The urban-rural convergence model has received significant traction in the state and national policy circles owing to the uniqueness and replicability of this approach. The Government of India releasing a notification on 14th September, 2021 urging the state governments across India to facilitate the adoption of an integrated approach by urban and rural authorities for convergent action on FSM and Plastic Waste Management (PWM). Moreover, due to the success of the pilot demonstrations in Dhenkanal and Angul districts and recognition by the State and National Ministries, the Government of Odisha decided to scale up the urban-rural convergence model for FSM and PWM to all the districts in the state, supported by Centre for Policy Research. Consequently, a Letter of Understanding (LoU) was signed on 21 September 2021 between the Housing and Urban Development Department, Government of Odisha, Panchayati Raj and Drinking Water Department, Government of Odisha, and CPR and UNICEF for scaling up the model in a phase-wise manner.

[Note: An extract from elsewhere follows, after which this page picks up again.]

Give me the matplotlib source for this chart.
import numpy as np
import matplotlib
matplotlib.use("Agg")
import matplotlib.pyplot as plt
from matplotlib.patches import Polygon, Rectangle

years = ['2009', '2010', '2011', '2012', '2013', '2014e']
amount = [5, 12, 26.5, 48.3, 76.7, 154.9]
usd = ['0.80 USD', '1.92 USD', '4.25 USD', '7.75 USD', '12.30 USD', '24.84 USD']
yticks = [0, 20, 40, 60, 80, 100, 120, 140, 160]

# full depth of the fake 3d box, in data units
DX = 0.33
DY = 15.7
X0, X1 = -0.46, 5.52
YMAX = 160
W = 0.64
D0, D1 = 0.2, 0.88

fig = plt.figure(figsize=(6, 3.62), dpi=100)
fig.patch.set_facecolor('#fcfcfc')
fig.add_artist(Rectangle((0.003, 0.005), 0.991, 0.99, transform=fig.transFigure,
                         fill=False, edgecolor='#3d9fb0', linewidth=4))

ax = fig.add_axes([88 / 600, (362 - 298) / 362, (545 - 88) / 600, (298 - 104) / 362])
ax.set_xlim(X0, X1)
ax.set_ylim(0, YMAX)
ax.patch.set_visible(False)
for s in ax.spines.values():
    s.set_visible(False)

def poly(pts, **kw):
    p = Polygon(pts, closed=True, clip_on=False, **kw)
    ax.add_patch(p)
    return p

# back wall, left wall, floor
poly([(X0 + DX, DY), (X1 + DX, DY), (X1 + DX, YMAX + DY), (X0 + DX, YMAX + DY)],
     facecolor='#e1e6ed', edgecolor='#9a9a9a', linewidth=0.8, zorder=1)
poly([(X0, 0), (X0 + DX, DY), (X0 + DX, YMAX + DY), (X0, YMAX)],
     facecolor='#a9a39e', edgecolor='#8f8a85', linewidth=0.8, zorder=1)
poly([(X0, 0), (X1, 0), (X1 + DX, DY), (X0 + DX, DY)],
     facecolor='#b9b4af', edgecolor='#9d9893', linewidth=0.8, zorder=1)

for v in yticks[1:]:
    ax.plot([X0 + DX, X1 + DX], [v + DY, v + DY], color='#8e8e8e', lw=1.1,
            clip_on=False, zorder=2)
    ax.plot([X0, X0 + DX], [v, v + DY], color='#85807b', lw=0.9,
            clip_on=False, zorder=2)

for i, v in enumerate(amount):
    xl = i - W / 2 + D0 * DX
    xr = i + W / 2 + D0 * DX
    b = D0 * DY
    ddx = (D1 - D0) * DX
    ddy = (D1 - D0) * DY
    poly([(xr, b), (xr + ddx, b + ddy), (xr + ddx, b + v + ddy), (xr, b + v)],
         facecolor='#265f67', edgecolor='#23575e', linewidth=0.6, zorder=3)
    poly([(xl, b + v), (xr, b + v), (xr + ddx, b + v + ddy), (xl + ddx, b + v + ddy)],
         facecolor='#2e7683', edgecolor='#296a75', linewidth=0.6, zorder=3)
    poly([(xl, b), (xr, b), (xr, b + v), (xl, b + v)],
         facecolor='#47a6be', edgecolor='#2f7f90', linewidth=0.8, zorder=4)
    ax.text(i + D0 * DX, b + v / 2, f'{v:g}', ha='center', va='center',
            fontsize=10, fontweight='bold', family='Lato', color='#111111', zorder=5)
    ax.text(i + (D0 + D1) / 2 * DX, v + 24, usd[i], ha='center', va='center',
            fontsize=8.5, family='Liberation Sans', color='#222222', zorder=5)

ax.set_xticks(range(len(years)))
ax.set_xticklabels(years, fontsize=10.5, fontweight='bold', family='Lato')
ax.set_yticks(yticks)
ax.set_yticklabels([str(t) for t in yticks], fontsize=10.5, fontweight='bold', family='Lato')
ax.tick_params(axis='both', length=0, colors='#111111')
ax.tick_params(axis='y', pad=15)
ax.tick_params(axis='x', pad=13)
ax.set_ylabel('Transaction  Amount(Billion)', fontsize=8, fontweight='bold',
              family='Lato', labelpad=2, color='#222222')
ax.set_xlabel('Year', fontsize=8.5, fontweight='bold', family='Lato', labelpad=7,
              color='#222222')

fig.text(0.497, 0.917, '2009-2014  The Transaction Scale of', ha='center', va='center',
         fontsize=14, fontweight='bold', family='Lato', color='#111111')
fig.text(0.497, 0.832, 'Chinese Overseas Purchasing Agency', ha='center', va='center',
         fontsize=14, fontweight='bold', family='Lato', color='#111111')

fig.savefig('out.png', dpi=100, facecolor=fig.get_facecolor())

Figure 4: Signing of Letter of Understanding Event
Recognising the uniqueness and potential for replication of the urban-rural convergence model, Dhenkanal Municipality was felicitated with the ISC-FICCI Sanitation Award for the “Best Faecal Sludge and Septage Management Model” in 2021. In 2022, Centre for Policy Research won the ISC-FICCI Sanitation Awards 2022 for Best Non-Profit Engagement Model in Sanitation: Urban for spearheading the pilot implementation of the urban-rural convergence model in Dhenkanal.